Dénoncer avec dérision l’inutilité du contrôle des inspecteurs « toutes les x années » semble avoir pour objectif de remplacer le regard qualitatif d’un expert par une évaluation fondée sur les seuls résultats des élèves comme si cet unique critère était suffisant pour comprendre et améliorer le fonctionnement de l’Ecole.
Donner en exemple l’image d’un professeur qui « change complètement les résultats des élèves d’une classe » par rapport à un autre « qui ne le fait pas » est une situation caricaturale qui n’est d’ailleurs pas vraiment exploitable car elle repose sur des comparaisons ne pouvant être faites qu’a posteriori.
Affirmer que la connaissance des résultats des évaluations par classe et par établissement est indispensable aux directeurs comme aux parents d’élèves s’inscrit dans une logique concurrentielle dont les effets seront dévastateurs sur les relations interpersonnelles alors que le principe fondamental devrait être celui de la confiance mutuelle. C’est aussi la mort annoncée d’une carte scolaire pourtant indispensable pour gérer la mixité sociale dans le cadre du service public.
Parler de « système cadenassé » est certes une expression qui voudrait traduire une volonté d’ouverture… mais encore faudrait-il préciser de quoi il s’agit et désigner les « cadenasseurs », en évitant de qualifier de « truismes » des critiques totalement excessives auxquelles aucune solution concrète n’est proposée.
Prétendre que les départs vers l’école privée sont liés aux problèmes de remplacement des professeurs dans le public est une fable qui masque un phénomène relevant essentiellement d’un refus de mixité sociale ou communautaire, tout comme de mouvements pendulaires entre les deux. Mais c’est une petite musique qui permet aussi de laisser entendre que l’école privée sous contrat serait meilleure que l’école publique.
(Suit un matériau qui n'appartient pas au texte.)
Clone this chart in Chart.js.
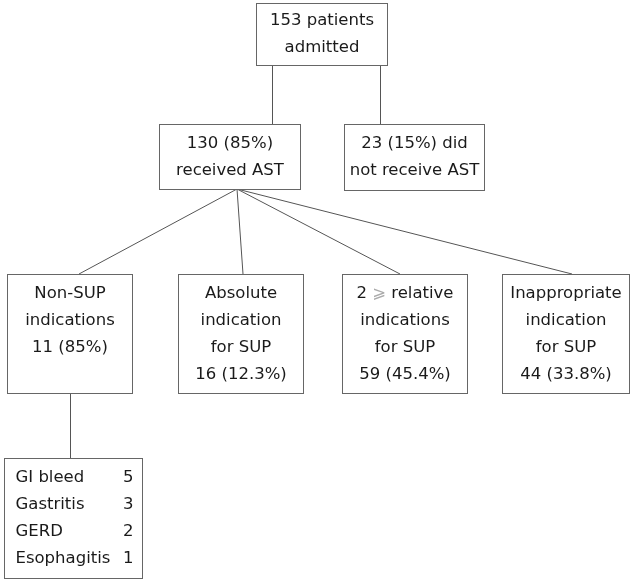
<!DOCTYPE html>
<html>
<head>
<meta charset="utf-8">
<script src="https://cdn.jsdelivr.net/npm/chart.js@4/dist/chart.umd.min.js"></script>
<style>
  body { margin: 0; background: #fff; }
  canvas { display: block; }
</style>
</head>
<body>
<canvas id="flow" width="630" height="588"></canvas>
<script>
// flowchart content
let nodeTexts = [
    ['153 patients', 'admitted'],
    ['130 (85%)', 'received AST'],
    ['23 (15%) did', 'not receive AST'],
    ['Non-SUP', 'indications', '11 (85%)'],
    ['Absolute', 'indication', 'for SUP', '16 (12.3%)'],
    ['2 \u2A7E relative', 'indications', 'for SUP', '59 (45.4%)'],
    ['Inappropriate', 'indication', 'for SUP', '44 (33.8%)']
];
let nonSupCauses = ['GI bleed', 'Gastritis', 'GERD', 'Esophagitis'];
let nonSupCounts = [5, 3, 2, 1];
// parent -> child links (node index)
let edgeFrom = [0, 0, 1, 1, 1, 1, 3];
let edgeTo = [1, 2, 3, 4, 5, 6, 7];

// layout, in axis units (x: 0..630, y: 0..588 top-down)
let boxes = [
    { x0: 256, x1: 387, y0: 3, y1: 65 },
    { x0: 159, x1: 300, y0: 124, y1: 189 },
    { x0: 344, x1: 484, y0: 124, y1: 190 },
    { x0: 7, x1: 132, y0: 274, y1: 393, top: true },
    { x0: 178, x1: 303, y0: 274, y1: 393, top: true },
    { x0: 342, x1: 467, y0: 274, y1: 393, top: true },
    { x0: 502, x1: 629, y0: 274, y1: 393, top: true },
    { x0: 4, x1: 142, y0: 458, y1: 578 }
];
// where each link leaves its parent and enters its child
let edgeStart = [[272.5, 65], [380.5, 65], [237, 189], [237, 189], [237, 189], [237, 189], [70.5, 393]];
let edgeEnd = [[272.5, 124], [380.5, 124], [79, 274], [243, 274], [400, 274], [572, 274], [70.5, 458]];

let lineHeight = 27;
let fontSpec = '16.5px "DejaVu Sans", Verdana, sans-serif';

let edgeSets = edgeFrom.map(function (f, i) {
    return {
        type: 'line',
        data: [
            { x: edgeStart[i][0], y: edgeStart[i][1] },
            { x: edgeEnd[i][0], y: edgeEnd[i][1] }
        ],
        borderColor: '#555',
        borderWidth: 1,
        pointRadius: 0,
        fill: false
    };
});

let boxPlugin = {
    id: 'boxes',
    afterDatasetsDraw: function (chart) {
        let ctx = chart.ctx;
        let sx = chart.scales.x, sy = chart.scales.y;
        ctx.save();
        ctx.font = fontSpec;
        ctx.textBaseline = 'middle';
        boxes.forEach(function (b, i) {
            let x0 = Math.round(sx.getPixelForValue(b.x0)) + 0.5;
            let x1 = Math.round(sx.getPixelForValue(b.x1)) + 0.5;
            let y0 = Math.round(sy.getPixelForValue(b.y0)) + 0.5;
            let y1 = Math.round(sy.getPixelForValue(b.y1)) + 0.5;
            ctx.fillStyle = '#fff';
            ctx.fillRect(x0, y0, x1 - x0, y1 - y0);
            ctx.strokeStyle = '#666';
            ctx.lineWidth = 1;
            ctx.strokeRect(x0, y0, x1 - x0, y1 - y0);

            let cx = (x0 + x1) / 2, cy = (y0 + y1) / 2;
            if (i < nodeTexts.length) {
                let lines = nodeTexts[i];
                // lower row boxes start their text at the top
                let top = b.top ? y0 + 19 : cy - (lines.length - 1) * lineHeight / 2;
                lines.forEach(function (t, k) {
                    let y = top + k * lineHeight;
                    let parts = t.split('\u2A7E');
                    if (parts.length === 1) {
                        ctx.textAlign = 'center';
                        ctx.fillStyle = '#1a1a1a';
                        ctx.fillText(t, cx, y);
                    } else {
                        // the sign is printed in a lighter grey
                        let w0 = ctx.measureText(parts[0]).width;
                        let ws = ctx.measureText('\u2A7E').width;
                        let w1 = ctx.measureText(parts[1]).width;
                        let left = cx - (w0 + ws + w1) / 2;
                        ctx.textAlign = 'left';
                        ctx.fillStyle = '#1a1a1a';
                        ctx.fillText(parts[0], left, y);
                        ctx.fillStyle = '#aaa';
                        ctx.fillText('\u2A7E', left + w0, y);
                        ctx.fillStyle = '#1a1a1a';
                        ctx.fillText(parts[1], left + w0 + ws, y);
                    }
                });
            } else {
                let top = cy - (nonSupCauses.length - 1) * lineHeight / 2;
                nonSupCauses.forEach(function (c, k) {
                    let y = top + k * lineHeight;
                    ctx.fillStyle = '#1a1a1a';
                    ctx.textAlign = 'left';
                    ctx.fillText(c, x0 + 11, y);
                    ctx.textAlign = 'right';
                    ctx.fillText(String(nonSupCounts[k]), x1 - 9, y);
                });
            }
        });
        ctx.restore();
    }
};

let chart = new Chart(document.getElementById('flow').getContext('2d'), {
    type: 'scatter',
    data: { datasets: edgeSets },
    options: {
        responsive: false,
        animation: false,
        layout: { padding: 0 },
        plugins: { legend: { display: false }, tooltip: { enabled: false } },
        scales: {
            x: { type: 'linear', min: 0, max: 630, display: false },
            y: { type: 'linear', min: 0, max: 588, reverse: true, display: false }
        }
    },
    plugins: [boxPlugin]
});
</script>
</body>
</html>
Ce tableau allégorique peut paraître séduisant tant par son caractère en apparence généreux que par son côté disruptif fortement revendiqué.
Mais c’est la description caricaturale d’une Ecole au bord du précipice… qui va faire un grand pas en avant !
Fracassée sur la réalité d’un monde trop divers, la grande ambition d’une école de qualité dans tous les territoires de la République sera alors remplacée par la reconnaissance de quelques îlots d’excellence surnageant parmi les décombres d’une Ecole publique incapable de faire face à l’univers impitoyable du marché éducatif.
Il est permis de se demander comment les acteurs de l’Ecole pourront trouver dans cette sombre perspective des raisons d’espérer et de s’engager sereinement dans la grande concertation annoncée.